With me silenced, the Scientologists filed a bunch of affidavits in CSC v. Miller falsely accusing me of various violations, and repeating the false claim, disproven in my 1984 trial, that I did not have permission to provide Hubbard’s biographical papers to Garrison. E.g.:

25. Mr. Miller, by his own admission, is fully aware that the Church issued legal proceedings against Mr. Armstrong for removal of Mr. Hubbard’s confidential documents from the Church while Mr. Armstrong was employed by the Church.

[…]

31. The Church has spent thousands of man hours and millions of dollars since 1982 in order to uphold the duty it owed to Mr. Hubbard as the bailee for his materials when they were taken by Mr. Armstrong.10

5. It was the theft by Mr. Armstrong of those documents, which included the boyhood diaries and journals of Mr. L. Ron Hubbard, letters between Mr. Hubbard and his family, correspondence between Mr. Hubbard and his friends and associates spanning over forty years, Mr. Hubbard’s military records, and so forth, which formed the basis for the Church’s action against Mr. Armstrong on August 2, 1982.11

I do not know where Miller got the wrong idea that I had taken thousands of documents with me when I left Scientology. Most likely it was the Scientologists relentless repetition of their lie, even under oath, when I was being threatened into not responding to correct the history they were fabricating.

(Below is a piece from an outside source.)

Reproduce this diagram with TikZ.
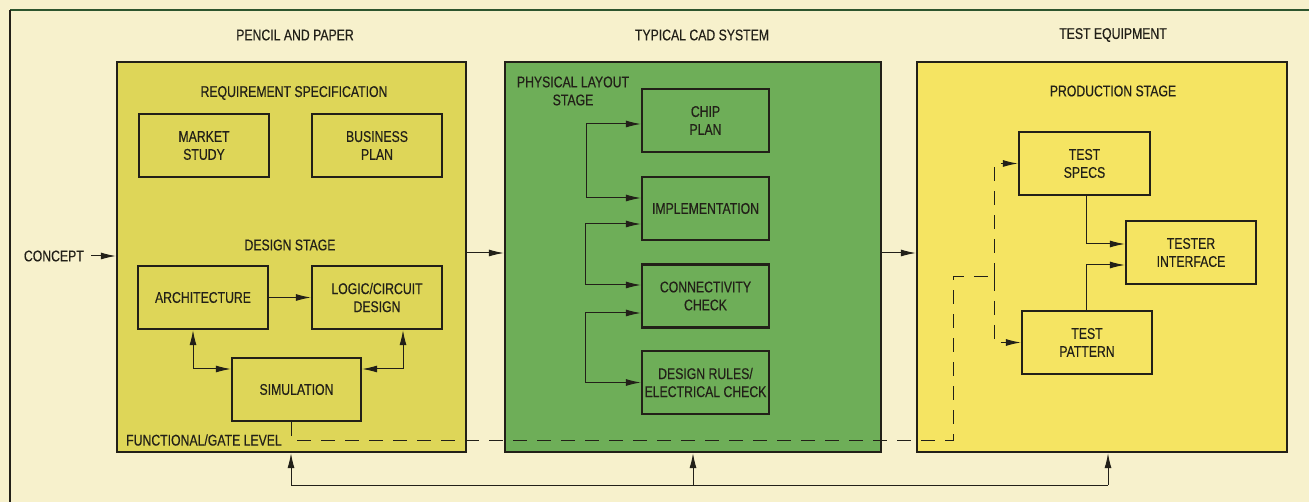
\documentclass[tikz,border=0pt]{standalone}
\usepackage{fontspec}
\setmainfont{Liberation Sans}[FakeStretch=0.79,FakeBold=0.4]
\usetikzlibrary{arrows.meta,calc}
\definecolor{cream}{RGB}{247,241,204}
\definecolor{olivey}{RGB}{222,214,88}
\definecolor{cadgreen}{RGB}{110,174,88}
\definecolor{prodyel}{RGB}{245,228,98}
\definecolor{ink}{RGB}{34,32,24}
\definecolor{framegreen}{RGB}{45,85,45}
\begin{document}
\begin{tikzpicture}[x=1pt,y=-1pt,
  txt/.style={text=ink,font=\fontsize{15.5}{18}\selectfont,align=center,inner sep=0pt},
  box/.style={draw=ink,line width=2.4pt,txt,minimum width=130pt,minimum height=63pt},
  panel/.style={draw=ink,line width=2.4pt,minimum height=390pt,inner sep=0pt},
  conn/.style={draw=ink,line width=1pt},
  tip/.style={-{Latex[length=15pt,width=7pt]}},
  arr/.style={conn,tip},
  darr/.style={conn,{Latex[length=15pt,width=7pt]}-{Latex[length=15pt,width=7pt]}},
  dashln/.style={conn,dash pattern=on 14pt off 10pt}
]
\useasboundingbox (0,0) rectangle (1309,502);
\fill[cream] (0,0) rectangle (1309,502);
\draw[framegreen,line width=2pt] (10,10) -- (1309,10);
\draw[ink,line width=2pt] (10,10) -- (10,502);

% panels
\node[panel,fill=olivey,minimum width=349pt] (lp) at (291.5,257) {};
\node[panel,fill=cadgreen,minimum width=376pt] (mp) at (693,257) {};
\node[panel,fill=prodyel,minimum width=370pt] (rp) at (1102,257) {};

% headings
\node[txt] (h1) at (295,35) {PENCIL AND PAPER};
\node[txt] (h2) at (702,35) {TYPICAL CAD SYSTEM};
\node[txt] (h3) at (1113,35) {TEST EQUIPMENT};

% left panel
\node[txt] (req) at (294,93) {REQUIREMENT SPECIFICATION};
\node[box] (ms) at (204,145.5) {MARKET\\STUDY};
\node[box] (bp) at (377,145.5) {BUSINESS\\PLAN};
\node[txt] (ds) at (290,245) {DESIGN STAGE};
\node[box] (arch) at (203,297.5) {ARCHITECTURE};
\node[box] (logic) at (377,297.5) {LOGIC/CIRCUIT\\DESIGN};
\node[box,minimum width=129pt] (sim) at (296.5,389.5) {SIMULATION};
\node[txt,anchor=west] (fgl) at (126,440) {FUNCTIONAL/GATE LEVEL};
\node[txt,anchor=east] (concept) at (84,256) {CONCEPT};

% middle panel
\node[txt] (pls) at (573,91) {PHYSICAL LAYOUT\\STAGE};
\node[box,minimum width=127pt] (chip) at (705.5,120.5) {CHIP\\PLAN};
\node[box,minimum width=127pt] (impl) at (705.5,208.5) {IMPLEMENTATION};
\node[box,minimum width=127pt] (con) at (705.5,296) {CONNECTIVITY\\CHECK};
\node[box,minimum width=127pt] (drc) at (705.5,382.5) {DESIGN RULES/\\ELECTRICAL CHECK};

% right panel
\node[txt] (ps) at (1113,91) {PRODUCTION STAGE};
\node[box,minimum width=131pt] (specs) at (1084.5,163.5) {TEST\\SPECS};
\node[box] (tester) at (1191,252.5) {TESTER\\INTERFACE};
\node[box] (pattern) at (1087,342.5) {TEST\\PATTERN};

% connectors, left
\draw[arr] ([xshift=7pt]concept.east) -- (concept.east -| lp.west);
\draw[arr] (arch) -- (logic);
\draw[darr] ([yshift=20.5pt]sim.west) -| ([xshift=-10pt]arch.south);
\draw[darr] ([yshift=20.5pt]sim.east) -| ([xshift=26pt]logic.south);

% between panels
\draw[arr] ([yshift=4pt]lp.east) -- ([yshift=4pt]mp.west);
\draw[arr] ([yshift=4pt]mp.east) -- ([yshift=4pt]rp.west);

% middle connectors
\draw[darr] ([yshift=-3.5pt]chip.west) -| ([xshift=-54pt,yshift=10.5pt]impl.west) -- ([yshift=10.5pt]impl.west);
\draw[darr] ([yshift=-15.5pt]impl.west) -| ([xshift=-55pt,yshift=11pt]con.west) -- ([yshift=11pt]con.west);
\draw[darr] ([yshift=-17pt]con.west) -| ([xshift=-55pt]drc.west) -- (drc.west);

% right connectors
\draw[arr] ([xshift=1.5pt]specs.south) |- ([yshift=8.5pt]tester.west);
\draw[arr] ([xshift=-1pt]pattern.north) |- ([yshift=-12.5pt]tester.west);

% dashed line
\coordinate (d1) at (953,440);
\coordinate (d2) at (994,277);
\draw[dashln] ([xshift=-5.5pt]sim.south) |- (d1) |- (d2);
\draw[dashln,tip] (d2) |- (specs.west);
\draw[dashln,tip] (d2) |- (pattern.west);

% feedback line
\coordinate (fbL) at (291,485);
\coordinate (fbR) at (1108,485);
\draw[conn] (fbL) -- (fbR);
\draw[arr] (fbL) -- (fbL |- lp.south);
\draw[arr] (mp.south |- fbL) -- (mp.south);
\draw[arr] (fbR) -- (fbR |- rp.south);
\end{tikzpicture}
\end{document}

Then last December I read that Silvertail was going to republish BFM, so I contacted Mr. Hunter again, to congratulate Russell and him, and get the couple of easy-to-correct facts corrected. We worked it out, and Mr. Hunter I think even said he’d send me a book, which I asked Russell to sign.

I got the Kindle version and the agreed-on corrections about me have been made. I read Tony Ortega’s interview with Russell and am grateful for the kind thoughts.

So the re-release of BFM is excellent. I’ll perhaps comment on Marty’s apologizing separately. My life with Russell has been a cracking good book.